Corpus Simsi

Partie intégrante d’un cycle de travail (2002-2004), incluant parutions diverses, blog et performances, l’ouvrage Corpus Simsi  a été publié en novembre 2003 aux éditions Léo Scheer.

 

Le projet Corpus Simsi est une variation autour de la notion d’autofiction. Chloé Delaume, personnage de fiction pire que les autres, a refusé de s’incarner dans un livre. Dans son précédant roman, La Vanité des Somnambules, elle a quitté le lieu de résidence initial de ses congénères, la Somnambulie, pour prendre possession d’un corps humain, qu’elle s’est empressée de parasiter. S’étant faite expulsée, tout en poussant le corps hébergeant à l’implosion, elle se retrouve donc nulle part, ce qui n’est pas très pratique.
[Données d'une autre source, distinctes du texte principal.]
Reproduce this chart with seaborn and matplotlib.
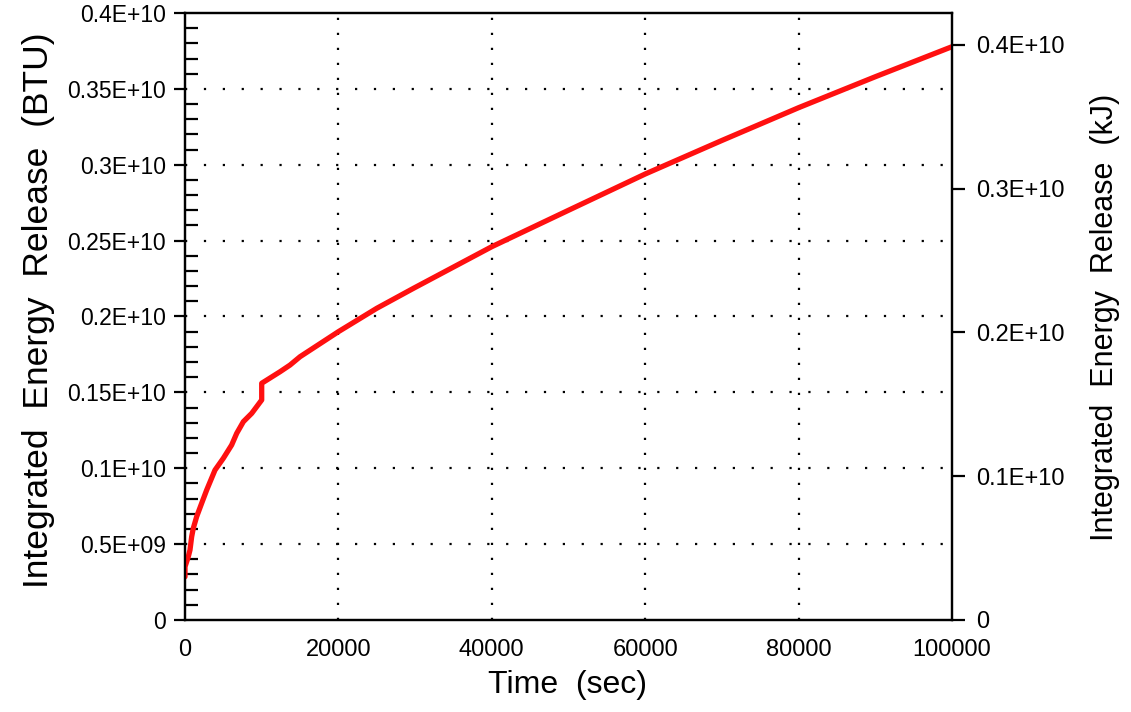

Aussi décide-t-elle de prendre définitivement résidence dans le jeu Les Sims™, sachant ce nouveau territoire particulièrement adapté à sa situation de personnage de fiction sans domicile fixe.

Sous forme d’avatar de son ancien corps humain, elle devient un petit personnage de jeu vidéo formaté, soumis à des règles différentes de celles du monde réel, face auxquelles la fiction n’est peut-être pas aussi souveraine qu’elle y parait. Actions préprogrammées et fatum, bugs et clinamens, boucles et ritournelles : autant de similitudes entre les deux univers, autant de failles où s’engouffrer.
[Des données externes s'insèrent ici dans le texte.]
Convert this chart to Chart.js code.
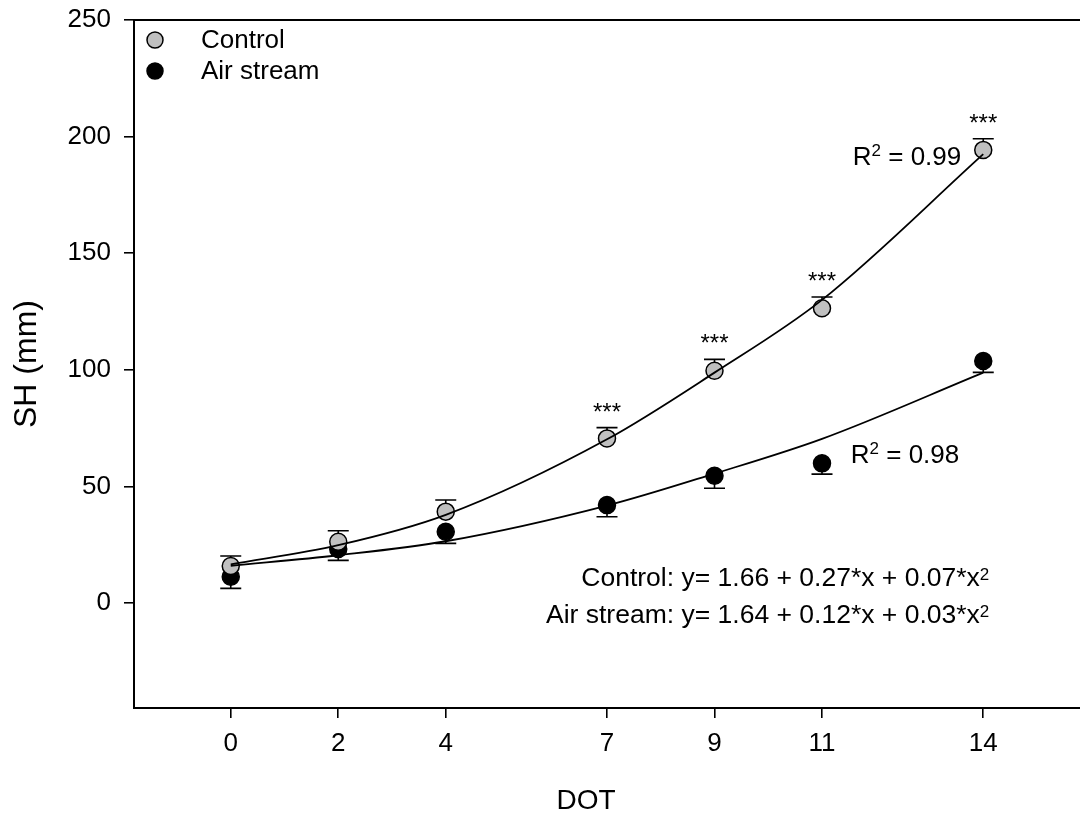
<!DOCTYPE html>
<html>
<head>
<meta charset="utf-8">
<title>SH by DOT</title>
<script src="https://cdn.jsdelivr.net/npm/chart.js@4.4.1/dist/chart.umd.min.js"></script>
<style>
  html, body { margin: 0; padding: 0; background: #fff; }
  #wrap { width: 1080px; height: 818px; overflow: hidden; }
</style>
</head>
<body>
<div id="wrap"><canvas id="chart" width="1080" height="818"></canvas></div>
<script>
// Sampling days
const days = [0, 2, 4, 7, 9, 11, 14];

// Mean SH (mm) and standard error per group
const controlMean = [15.9, 26.3, 39.2, 70.6, 99.6, 126.4, 194.3];
const controlErr  = [4.3, 4.7, 5.0, 4.6, 4.9, 4.8, 4.8];
const airMean     = [11.3, 23.2, 30.6, 42.0, 54.6, 59.9, 103.8];
const airErr      = [5.0, 4.9, 5.0, 5.0, 5.4, 4.6, 4.9];

// Significance marks over control points
const sigMarks = ['', '', '', '***', '***', '***', '***'];

// Quadratic regression curves, read at each sampling day
const controlFit = [16.6, 24.8, 37.8, 70.2, 98.8, 130.0, 192.5];
const airFit     = [16.0, 20.5, 26.5, 41.8, 55.5, 70.4, 98.8];

// Axis ticks
const xTicks = [0, 2, 4, 7, 9, 11, 14];
const yTicks = [0, 50, 100, 150, 200, 250];

const FONT = '"Liberation Sans", Arial, sans-serif';

const pts = (xs, ys) => xs.map((x, i) => ({ x: x, y: ys[i] }));

// Draws text with superscript parts, right aligned at x, baseline y
function drawRich(ctx, parts, x, y, size, supSize, raise) {
  let total = 0;
  parts.forEach(p => {
    ctx.font = (p.sup ? supSize : size) + 'px ' + FONT;
    p.w = ctx.measureText(p.t).width;
    total += p.w;
  });
  let cx = x - total;
  ctx.textAlign = 'left';
  ctx.textBaseline = 'alphabetic';
  parts.forEach(p => {
    ctx.font = (p.sup ? supSize : size) + 'px ' + FONT;
    ctx.fillText(p.t, cx, p.sup ? y - raise : y);
    cx += p.w;
  });
}

const extras = {
  id: 'extras',
  beforeDatasetsDraw(chart) {
    const { ctx, scales: { x, y } } = chart;
    ctx.save();
    ctx.strokeStyle = '#000';
    ctx.lineWidth = 1.6;
    const bars = [
      { mean: controlMean, err: controlErr, dir: 1 },
      { mean: airMean, err: airErr, dir: -1 }
    ];
    bars.forEach(b => {
      days.forEach((d, i) => {
        const px = x.getPixelForValue(d);
        const y0 = y.getPixelForValue(b.mean[i]);
        const y1 = y.getPixelForValue(b.mean[i] + b.dir * b.err[i]);
        ctx.beginPath();
        ctx.moveTo(px, y0);
        ctx.lineTo(px, y1);
        ctx.moveTo(px - 10.5, y1);
        ctx.lineTo(px + 10.5, y1);
        ctx.stroke();
      });
    });
    ctx.restore();
  },
  afterDraw(chart) {
    const { ctx, chartArea: a, scales: { x, y } } = chart;
    ctx.save();
    ctx.fillStyle = '#000';

    // top frame line
    ctx.strokeStyle = '#000';
    ctx.lineWidth = 2;
    ctx.beginPath();
    ctx.moveTo(a.left, a.top);
    ctx.lineTo(a.right, a.top);
    ctx.stroke();

    // legend
    const legend = [
      { label: 'Control', fill: '#c0c0c0' },
      { label: 'Air stream', fill: '#000' }
    ];
    legend.forEach((l, i) => {
      const ly = a.top + 20 + i * 31;
      ctx.beginPath();
      ctx.arc(a.left + 21, ly, 8, 0, Math.PI * 2);
      ctx.fillStyle = l.fill;
      ctx.fill();
      ctx.lineWidth = 1.5;
      ctx.stroke();
      ctx.fillStyle = '#000';
      ctx.font = '26px ' + FONT;
      ctx.textAlign = 'left';
      ctx.textBaseline = 'middle';
      ctx.fillText(l.label, a.left + 67, ly + 1);
    });

    // significance marks
    ctx.font = '24px ' + FONT;
    ctx.textAlign = 'center';
    ctx.textBaseline = 'alphabetic';
    days.forEach((d, i) => {
      if (!sigMarks[i]) return;
      const cap = y.getPixelForValue(controlMean[i] + controlErr[i]);
      ctx.fillText(sigMarks[i], x.getPixelForValue(d), cap - 8);
    });

    // R squared labels
    const x14 = x.getPixelForValue(14);
    drawRich(ctx, [{ t: 'R' }, { t: '2', sup: true }, { t: ' = 0.99' }],
      x14 - 22, y.getPixelForValue(188), 26, 17, 9);
    drawRich(ctx, [{ t: 'R' }, { t: '2', sup: true }, { t: ' = 0.98' }],
      x14 - 24, y.getPixelForValue(60.2), 26, 17, 9);

    // regression equations
    drawRich(ctx, [{ t: 'Control: y= 1.66 + 0.27*x + 0.07*x' }, { t: '2', sup: true }],
      x14 + 6, y.getPixelForValue(7.1), 26.5, 17, 6);
    drawRich(ctx, [{ t: 'Air stream: y= 1.64 + 0.12*x + 0.03*x' }, { t: '2', sup: true }],
      x14 + 6, y.getPixelForValue(-8.6), 26.5, 17, 6);

    // x axis title
    ctx.font = '28px ' + FONT;
    ctx.textAlign = 'center';
    ctx.textBaseline = 'middle';
    ctx.fillText('DOT', 586, 801);
    ctx.restore();
  }
};

// Fixed axis boxes, no extra label padding around the plot area
const fixBox = size => axis => {
  if (axis.isHorizontal()) axis.height = size; else axis.width = size;
  axis.paddingTop = 0;
  axis.paddingBottom = 0;
  axis.paddingLeft = 0;
  axis.paddingRight = 0;
};

new Chart(document.getElementById('chart'), {
  type: 'scatter',
  data: {
    datasets: [
      {
        label: 'Control fit',
        data: pts(days, controlFit),
        showLine: true,
        borderColor: '#000',
        borderWidth: 1.8,
        pointRadius: 0,
        cubicInterpolationMode: 'monotone',
        order: 0
      },
      {
        label: 'Air stream fit',
        data: pts(days, airFit),
        showLine: true,
        borderColor: '#000',
        borderWidth: 1.8,
        pointRadius: 0,
        cubicInterpolationMode: 'monotone',
        order: 0
      },
      {
        label: 'Control',
        data: pts(days, controlMean),
        backgroundColor: '#c0c0c0',
        borderColor: '#000',
        borderWidth: 1.5,
        pointRadius: 8.5,
        order: 1
      },
      {
        label: 'Air stream',
        data: pts(days, airMean),
        backgroundColor: '#000',
        borderColor: '#000',
        borderWidth: 1.5,
        pointRadius: 8.5,
        order: 1
      }
    ]
  },
  options: {
    responsive: false,
    animation: false,
    layout: { autoPadding: false, padding: { top: 20, right: 0, left: 0, bottom: 0 } },
    plugins: {
      legend: { display: false },
      tooltip: { enabled: false }
    },
    scales: {
      x: {
        type: 'linear',
        min: -1.8,
        max: 15.8,
        afterBuildTicks: axis => { axis.ticks = xTicks.map(v => ({ value: v })); },
        afterFit: fixBox(110),
        grid: { drawOnChartArea: false, drawTicks: true, tickLength: 10, color: '#000', lineWidth: 1.6 },
        border: { color: '#000', width: 2 },
        ticks: { color: '#000', padding: 10, font: { family: FONT, size: 26 }, maxRotation: 0 }
      },
      y: {
        type: 'linear',
        min: -45,
        max: 250,
        afterBuildTicks: axis => { axis.ticks = yTicks.map(v => ({ value: v })); },
        afterFit: fixBox(134),
        grid: { drawOnChartArea: false, drawTicks: true, tickLength: 10, color: '#000', lineWidth: 1.6 },
        border: { color: '#000', width: 2 },
        ticks: { color: '#000', padding: 13, font: { family: FONT, size: 26 } },
        title: {
          display: true,
          text: 'SH (mm)',
          color: '#000',
          font: { family: FONT, size: 32 },
          padding: { top: 8, bottom: 0 }
        }
      }
    }
  },
  plugins: [extras]
});
</script>
</body>
</html>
Le cycle Corpus Simsi explore quelques pistes portant sur le rapport de la fiction au virtuel, et sur le jeu en tant que territoire d’investigation poétique. Les jeux vidéo constituaient un support artistique alors trop peu exploité. Seule Lara Croft avait été l’objet d’ouvrages dès 98, et les expérimentations en cours étaient majoritairement axées sur les FPS.

Alors que le détournement, le cut, la réappropriation d’images fixes et mouvantes étaient et sont couramment usités, le jeu vidéo, probablement victime de son aspect populaire et générationnel, est rarement pris pour ce qu’il est : un générateur de fiction, doublé d’un outil technique singulier.

Les Sims™, jeu de simulation de vie virtuelle créé par Will Wright en 1999, s’est imposé immédiatement comme média à cette expérience. Par définition, ce logiciel, alors en sa version 1, permettait une infinité de situations inédites, mais aussi de transferts et de mises en abîme. Il propose à ses utilisateurs un monde parallèle, où la plus grande des libertés d’action cohabite avec la plus ferme des codification.

 The Sims™ marque indéniablement l’histoire du video game. Il a été le jeu plus vendu au monde, comptant de véritables adeptes à travers tous les continents. Des centaines de sites et forums lui étaient dédiés sur le web, de très nombreuses communautés se sont crées autour de lui. Phénomène rare, 60% des joueurs étaient de sexe féminin. Devenu une donnée culturelle collective, il se trouva même des psychanalystes, comme Mickaël Stora, pour  l’utiliser auprès de leurs patients.

Au-delà d’un objet ludique, les Sims incarnaient donc un système propre, où chaque interaction avec l’environnement, chaque choix du joueur faisait sens. Un reflet au final inquiétant, car fidèle et condensé, de l’existence de l’homme dans les sociétés occidentales contemporaines : « Construire, Acheter et Vivre » étant le but du jeu. Une négociation permanente avec le champ des possibles, une succession de situations inéluctablement virussées parce que construites par et sur le capitalisme.